— BEGIN —

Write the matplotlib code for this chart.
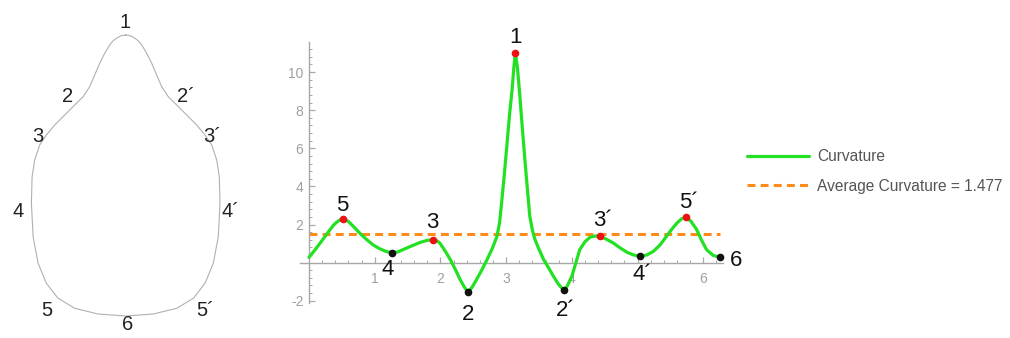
import matplotlib
matplotlib.use("Agg")
import matplotlib.pyplot as plt
from matplotlib.ticker import MultipleLocator
import numpy as np

# ---------------- data ----------------
# curvature curve (parameter t in [0, 2*pi])
curve_t = [0.00, 0.08, 0.17, 0.25, 0.32, 0.37, 0.42, 0.47, 0.51, 0.55, 0.60, 0.675, 0.78, 0.88, 0.98,
           1.08, 1.18, 1.26, 1.35, 1.49, 1.60, 1.69, 1.80, 1.88, 1.95, 1.99, 2.07,
           2.15, 2.23, 2.30, 2.37, 2.42, 2.48, 2.55, 2.63, 2.71, 2.79, 2.86, 2.90,
           2.93, 2.97, 3.01, 3.05, 3.09, 3.12, 3.14, 3.17, 3.21, 3.25, 3.29, 3.33,
           3.36, 3.40, 3.44, 3.50, 3.57, 3.65, 3.72, 3.80, 3.85, 3.88, 3.91, 3.94, 4.00, 4.06,
           4.12, 4.20, 4.28, 4.36, 4.43, 4.53, 4.63, 4.74, 4.84, 4.94, 5.04, 5.14,
           5.24, 5.34, 5.44, 5.52, 5.60, 5.67, 5.73, 5.81, 5.90, 5.97, 6.05, 6.15, 6.25]
curve_k = [0.28, 0.62, 1.03, 1.40, 1.73, 1.95, 2.12, 2.24, 2.28, 2.25, 2.16, 1.90, 1.52, 1.20, 0.92,
           0.72, 0.58, 0.52, 0.56, 0.77, 0.93, 1.06, 1.17, 1.20, 1.14, 1.03, 0.62,
           0.16, -0.38, -0.89, -1.32, -1.55, -1.30, -0.89, -0.38, 0.16, 0.75, 1.38, 2.10,
           3.10, 4.55, 6.10, 7.70, 9.06, 10.35, 11.00, 10.30, 8.70, 6.90, 5.20, 3.60,
           2.43, 1.70, 1.20, 0.70, 0.16, -0.30, -0.72, -1.15, -1.35, -1.42, -1.35, -1.15, -0.72, -0.02,
           0.68, 1.10, 1.34, 1.40, 1.38, 1.22, 1.03, 0.76, 0.54, 0.40, 0.33, 0.40,
           0.59, 0.92, 1.38, 1.75, 2.08, 2.30, 2.38, 2.18, 1.73, 1.20, 0.68, 0.38, 0.28]

avg_curvature = 1.477

# marked extrema
ext_t = [0.51, 1.26, 1.88, 2.42, 3.14, 3.88, 4.43, 5.04, 5.73, 6.25]
ext_k = [2.28, 0.52, 1.20, -1.55, 11.00, -1.42, 1.38, 0.33, 2.38, 0.28]
ext_is_max = [True, False, True, False, True, False, True, False, True, False]
ext_labels = ["5", "4", "3", "2", "1", "2\u00b4", "3\u00b4", "4\u00b4", "5\u00b4", "6"]

x_ticks = [1, 2, 3, 4, 5, 6]
x_tick_labels = ["1", "2", "3", "4", "", "6"]   # "5" is hidden under the 4´ label
y_ticks = [-2, 2, 4, 6, 8, 10]

# shape outline (right half, pixel coords)
outline_x = [125.7, 130.5, 135.0, 138.5, 141.7, 146.7, 151.7, 156.7, 161.7, 168.3, 176.7, 186.7,
             196.7, 205.0, 211.7, 216.7, 219.3, 220.0, 218.3, 213.3, 205.0, 193.3,
             176.7, 153.3, 125.7]
outline_y = [35.0, 35.8, 38.3, 41.0, 45.0, 53.3, 63.3, 75.0, 86.7, 96.7, 105.0, 115.0,
             125.0, 135.0, 145.0, 160.0, 176.7, 203.0, 236.7, 263.3, 283.3, 298.3,
             308.3, 314.0, 316.0]
shape_labels = ["1", "2", "2\u00b4", "3", "3\u00b4", "4", "4\u00b4", "5", "5\u00b4", "6"]

# ---------------- layout / style ----------------
W, H = 1010, 338
fig = plt.figure(figsize=(W / 100, H / 100), dpi=100)
plt.rcParams['font.family'] = ['Liberation Sans', 'DejaVu Sans']
plt.rcParams['axes.unicode_minus'] = False

# left panel: shape
axs = fig.add_axes([0, 0, 260 / W, 1])
axs.set_xlim(0, 260)
axs.set_ylim(338, 0)
axs.axis('off')
cx = outline_x[0]
full_x = list(outline_x) + [2 * cx - v for v in outline_x[::-1]]
full_y = list(outline_y) + list(outline_y[::-1])
axs.plot(full_x, full_y, color='#b0b0b0', lw=0.8, solid_joinstyle='round')
shape_label_pos = [(125, 23), (68, 97), (186, 97), (37.7, 136.7), (212, 136.7),
                   (18.3, 211.7), (230, 211.7), (46.7, 310), (205, 310), (128, 324)]
for lab, (px, py) in zip(shape_labels, shape_label_pos):
    axs.text(px, py, lab, fontsize=14.5, ha='center', va='center', color='#222222')

# right panel: curvature plot
x0, x1 = 300, 723
ytop, ybot = 42, 303
ax = fig.add_axes([x0 / W, (H - ybot) / H, (x1 - x0) / W, (ybot - ytop) / H])
ax.set_xlim(-0.137, 6.30)
ax.set_ylim(-2.12, 11.58)

for s in ['top', 'right']:
    ax.spines[s].set_visible(False)
ax.spines['left'].set_position(('data', 0))
ax.spines['bottom'].set_position(('data', 0))
axis_col = '#a8a8a8'
for s in ['left', 'bottom']:
    ax.spines[s].set_color(axis_col)
    ax.spines[s].set_linewidth(1.0)
ax.set_xticks(x_ticks)
ax.set_xticklabels(x_tick_labels)
ax.set_yticks(y_ticks)
ax.xaxis.set_minor_locator(MultipleLocator(0.2))
ax.yaxis.set_minor_locator(MultipleLocator(0.4))
ax.tick_params(which='both', direction='in', color=axis_col, labelcolor='#a0a0a0',
               labelsize=10)
ax.tick_params(which='major', length=4, width=0.9)
ax.tick_params(which='minor', length=2.2, width=0.7)
ax.tick_params(axis='x', pad=7)
ax.tick_params(axis='y', pad=4)

line_c, = ax.plot(curve_t, curve_k, color='#22e022', lw=2.3, solid_joinstyle='round',
                  solid_capstyle='round', zorder=3, label='Curvature')
line_a, = ax.plot([0, curve_t[-1]], [avg_curvature, avg_curvature], color='#ff8c1a',
                  lw=2.2, linestyle=(0, (2.6, 1.7)), zorder=2,
                  label='Average Curvature = %.3f' % avg_curvature)

for t, k, ismax in zip(ext_t, ext_k, ext_is_max):
    ax.plot([t], [k], 'o', ms=4.5, color='#ee1111' if ismax else '#111111',
            zorder=4, clip_on=False)

label_offsets = [(0, 14), (-4, -17), (0, 17), (0, -22), (0, 16),
                 (2, -21), (3, 16), (2, -18), (3, 15), (16, -3)]
for lab, t, k, (dx, dy) in zip(ext_labels, ext_t, ext_k, label_offsets):
    ax.annotate(lab, (t, k), xytext=(dx, dy), textcoords='offset pixels',
                ha='center', va='center', fontsize=16, color='#111111',
                annotation_clip=False, zorder=5)

leg = fig.legend(handles=[line_c, line_a], loc='upper left',
                 bbox_to_anchor=(747 / W, 1 - 149 / H), frameon=False,
                 fontsize=11.2, handlelength=4.0, handletextpad=0.5,
                 labelspacing=0.95, borderpad=0, borderaxespad=0)
for txt in leg.get_texts():
    txt.set_color('#555555')

fig.savefig('out.png', dpi=100)
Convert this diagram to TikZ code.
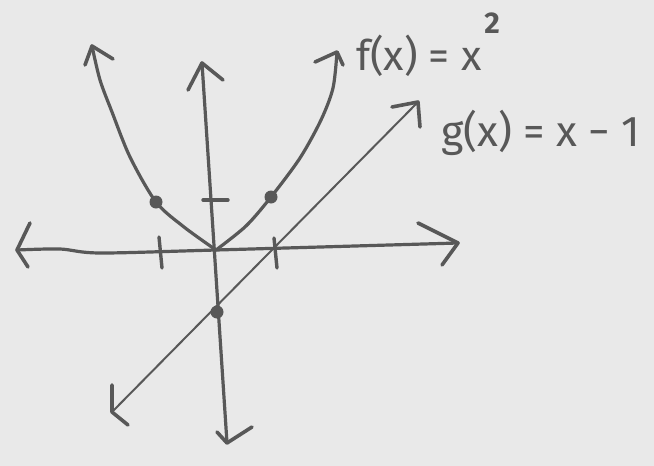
\documentclass[tikz,border=0pt]{standalone}
\usepackage{fontspec}
\setmainfont{Fira Sans}
\definecolor{paper}{RGB}{233,233,233}
\definecolor{ink}{RGB}{88,88,88}
\begin{document}
\begin{tikzpicture}[x=1pt,y=-1pt,
  ax/.style={draw=ink, line width=3.2pt, line cap=round, line join=round},
  thinline/.style={draw=ink, line width=2pt, line cap=round},
  head/.style={draw=ink, line width=3.6pt, line cap=round, line join=round},
  tick/.style={draw=ink, line width=3.4pt, line cap=round},
  dot/.style={circle, fill=ink, inner sep=0pt, minimum size=13pt},
  lbl/.style={text=ink, inner sep=0pt, anchor=base west}]
\fill[paper] (0,0) rectangle (654,466);
% coordinates
\coordinate (O) at (216,250);
\coordinate (xL) at (17,250);  \coordinate (xLa) at (30,223);  \coordinate (xLb) at (28,267);
\coordinate (xR) at (458,243); \coordinate (xRa) at (418,223); \coordinate (xRb) at (442,265);
\coordinate (yT) at (202,63);  \coordinate (yTa) at (188,90);  \coordinate (yTb) at (223,80);
\coordinate (yB) at (227,443); \coordinate (yBa) at (217,432); \coordinate (yBb) at (252,427);
\coordinate (pL) at (92,46);   \coordinate (pLa) at (85,65);   \coordinate (pLb) at (113,59);
\coordinate (pR) at (337,52);  \coordinate (pRa) at (315,62);  \coordinate (pRb) at (343,65);
\coordinate (gL) at (112,412); \coordinate (gLa) at (112,385); \coordinate (gLb) at (128,425);
\coordinate (gR) at (418,102); \coordinate (gRa) at (392,107); \coordinate (gRb) at (420,127);
% axes
\draw[ax] plot[smooth] coordinates {(xL) (60,249) (100,253) (O) (xR)};
\draw[ax] (yT) -- (yB);
\draw[head] (xLa) -- (xL) -- (xLb);
\draw[head] (xRa) -- (xR) -- (xRb);
\draw[head] (yTa) -- (yT) -- (yTb);
\draw[head] (yBa) -- (yB) -- (yBb);
% ticks
\draw[tick] (159,237) -- (162,268);
\draw[tick] (274,238) -- (277,268);
\draw[tick] (203,200) -- (228,200);
% parabola f(x)=x^2
\draw[ax] plot[smooth] coordinates {(pL) (100,80) (112,112) (130,157) (156,202) (184,227) (O)};
\draw[ax] plot[smooth] coordinates {(O) (246,226) (271,197) (300,158) (321,120) (333,88) (pR)};
\draw[head] (pLa) -- (pL) -- (pLb);
\draw[head] (pRa) -- (pR) -- (pRb);
% line g(x)=x-1
\draw[thinline] (gL) -- (gR);
\draw[head] (gLa) -- (gL) -- (gLb);
\draw[head] (gRa) -- (gR) -- (gRb);
% points
\node[dot] (p1) at (156,202) {};
\node[dot] (p2) at (271,197) {};
\node[dot] (p3) at (217,312) {};
% labels
\node[lbl, font=\fontsize{42}{42}\selectfont] (flab) at (356,70)
  {f(x) = x\kern3pt\raisebox{37pt}{\fontsize{30}{30}\selectfont\bfseries 2}};
\node[lbl, font=\fontsize{43}{43}\selectfont] (glab) at (441,146) {g(x) = x − 1};
\end{tikzpicture}
\end{document}
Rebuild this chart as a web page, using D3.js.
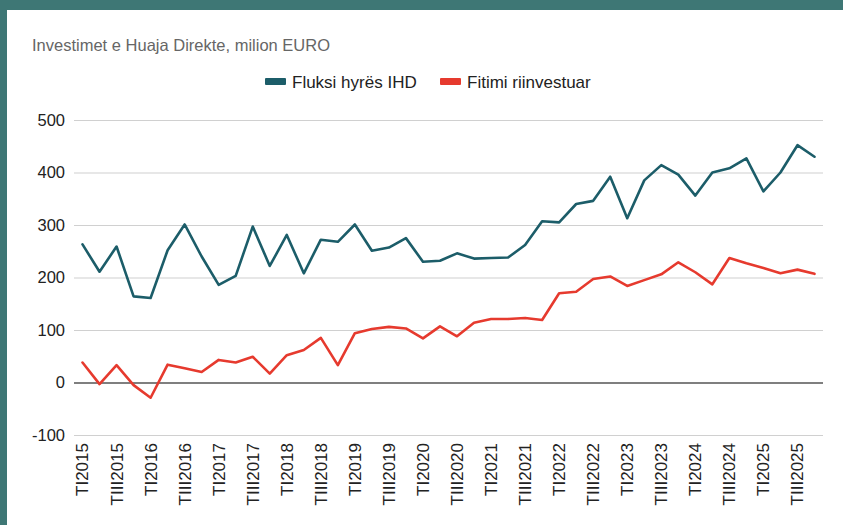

— END —

Problem description:
Return exactly what appears from the opening line of the material through the line with "import numpy as np", apart from the pictures.

Answer for this exercise:
Write the matplotlib code for this chart.
import matplotlib
matplotlib.use("Agg")
import matplotlib.pyplot as plt
from matplotlib.ticker import MultipleLocator
import numpy as np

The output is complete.